▶ **TASK TO COMPLETE**
Up to and including the line with "lw=GAP * 0.72, zorder=1)", write out the listing from its first line, minus the pictures.

#### MATERIAL PROVIDED ####

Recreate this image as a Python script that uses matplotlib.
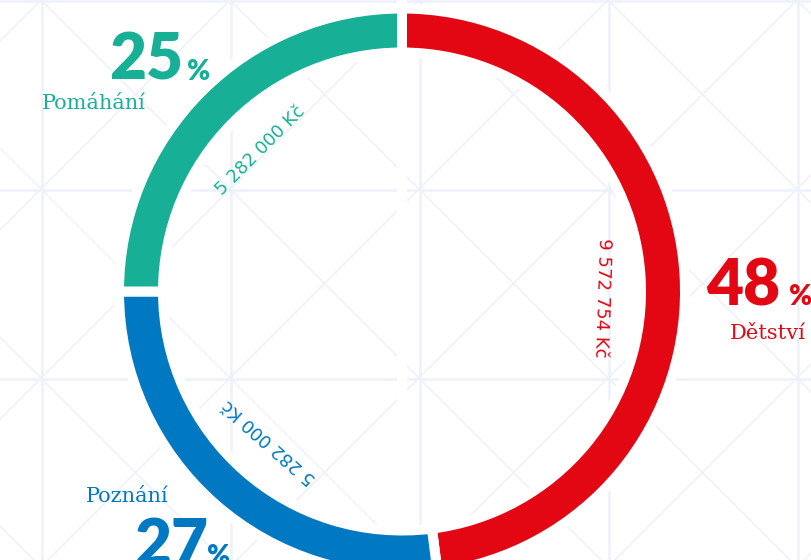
import numpy as np
import matplotlib
matplotlib.use("Agg")
from matplotlib import pyplot as plt

# data
labels = ["Dětství", "Poznání", "Pomáhání"]
percents = [48, 27, 25]
amounts = ["9 572 754 Kč", "5 282 000 Kč", "5 282 000 Kč"]
colors = ["#E30613", "#0079C2", "#17B096"]

W, H = 812, 560
CX, CY = 402, H - 291.5  # centre of ring, y measured upwards
R_OUT, RING = 278, 34
GAP = 10  # px of white between segments
GRID = "#EDF1FB"

fig = plt.figure(figsize=(W / 100, H / 100), dpi=100)
ax = fig.add_axes([0, 0, 1, 1])

# background lattice
step = 189
for x in np.arange(42 - step, W + step, step):
    ax.plot([x, x], [0, H], color=GRID, lw=1.8, zorder=0)
for yp in np.arange(1, H + step, step):
    ax.plot([0, W], [H - yp, H - yp], color=GRID, lw=1.8, zorder=0)
for c in np.arange(41 - 6 * step, W + 6 * step, step):
    # x - yp = c  and  x + yp = c'
    ax.plot([c, c + H], [H, 0], color=GRID, lw=1.1, zorder=0)
    ax.plot([c, c - H], [H, 0], color=GRID, lw=1.1, zorder=0)
ax.plot([CX, CX], [0, H], color="white", lw=GAP * 0.72, zorder=1)

# ring
wedges, _ = ax.pie(
    percents, colors=colors, startangle=90, counterclock=False,
    center=(CX, CY), radius=R_OUT + GAP / 2,
    wedgeprops=dict(width=RING + GAP, edgecolor="white", linewidth=GAP * 0.72),
)
for w in wedges:
    w.set_zorder(2)

# amounts along the ring
r_txt = 200
shift = [-5.5, 0, 0]  # nudge of the label angle, degrees
for w, amt, col, d in zip(wedges, amounts, colors, shift):
    mid = (w.theta1 + w.theta2) / 2
    a = np.deg2rad(mid + d)
    ax.text(CX + r_txt * np.cos(a), CY + r_txt * np.sin(a), amt,
            rotation=mid + d - 90, rotation_mode="anchor", ha="center", va="center",
            color=col, fontsize=13, family="DejaVu Sans", zorder=3)

# percentages and names
num_kw = dict(family="Lato", fontweight="heavy", va="baseline", zorder=3)
name_kw = dict(family="DejaVu Serif", fontsize=15, va="baseline", zorder=3)

ax.text(109, H - 80, f"{percents[2]}", color=colors[2], fontsize=46, **num_kw)
ax.text(187, H - 80, "%", color=colors[2], fontsize=20, **num_kw)
ax.text(42, H - 109, labels[2], color=colors[2], **name_kw)

ax.text(706, H - 305, f"{percents[0]}", color=colors[0], fontsize=46, **num_kw)
ax.text(789, H - 305, "%", color=colors[0], fontsize=20, **num_kw)
ax.text(806, H - 339, labels[0], color=colors[0], ha="right", **name_kw)

ax.text(134, H - 565, f"{percents[1]}", color=colors[1], fontsize=46, **num_kw)
ax.text(207, H - 565, "%", color=colors[1], fontsize=20, **num_kw)
ax.text(86, H - 502, labels[1], color=colors[1], **name_kw)

ax.set_xlim(0, W)
ax.set_ylim(0, H)
ax.set_aspect("equal")
ax.axis("off")

fig.savefig("out.png", dpi=100, facecolor="white")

####

▶ **ANSWER BELOW**
Recreate this image as a Python script that uses matplotlib.
import numpy as np
import matplotlib
matplotlib.use("Agg")
from matplotlib import pyplot as plt

# data
labels = ["Dětství", "Poznání", "Pomáhání"]
percents = [48, 27, 25]
amounts = ["9 572 754 Kč", "5 282 000 Kč", "5 282 000 Kč"]
colors = ["#E30613", "#0079C2", "#17B096"]

W, H = 812, 560
CX, CY = 402, H - 291.5  # centre of ring, y measured upwards
R_OUT, RING = 278, 34
GAP = 10  # px of white between segments
GRID = "#EDF1FB"

fig = plt.figure(figsize=(W / 100, H / 100), dpi=100)
ax = fig.add_axes([0, 0, 1, 1])

# background lattice
step = 189
for x in np.arange(42 - step, W + step, step):
    ax.plot([x, x], [0, H], color=GRID, lw=1.8, zorder=0)
for yp in np.arange(1, H + step, step):
    ax.plot([0, W], [H - yp, H - yp], color=GRID, lw=1.8, zorder=0)
for c in np.arange(41 - 6 * step, W + 6 * step, step):
    # x - yp = c  and  x + yp = c'
    ax.plot([c, c + H], [H, 0], color=GRID, lw=1.1, zorder=0)
    ax.plot([c, c - H], [H, 0], color=GRID, lw=1.1, zorder=0)
ax.plot([CX, CX], [0, H], color="white", lw=GAP * 0.72, zorder=1)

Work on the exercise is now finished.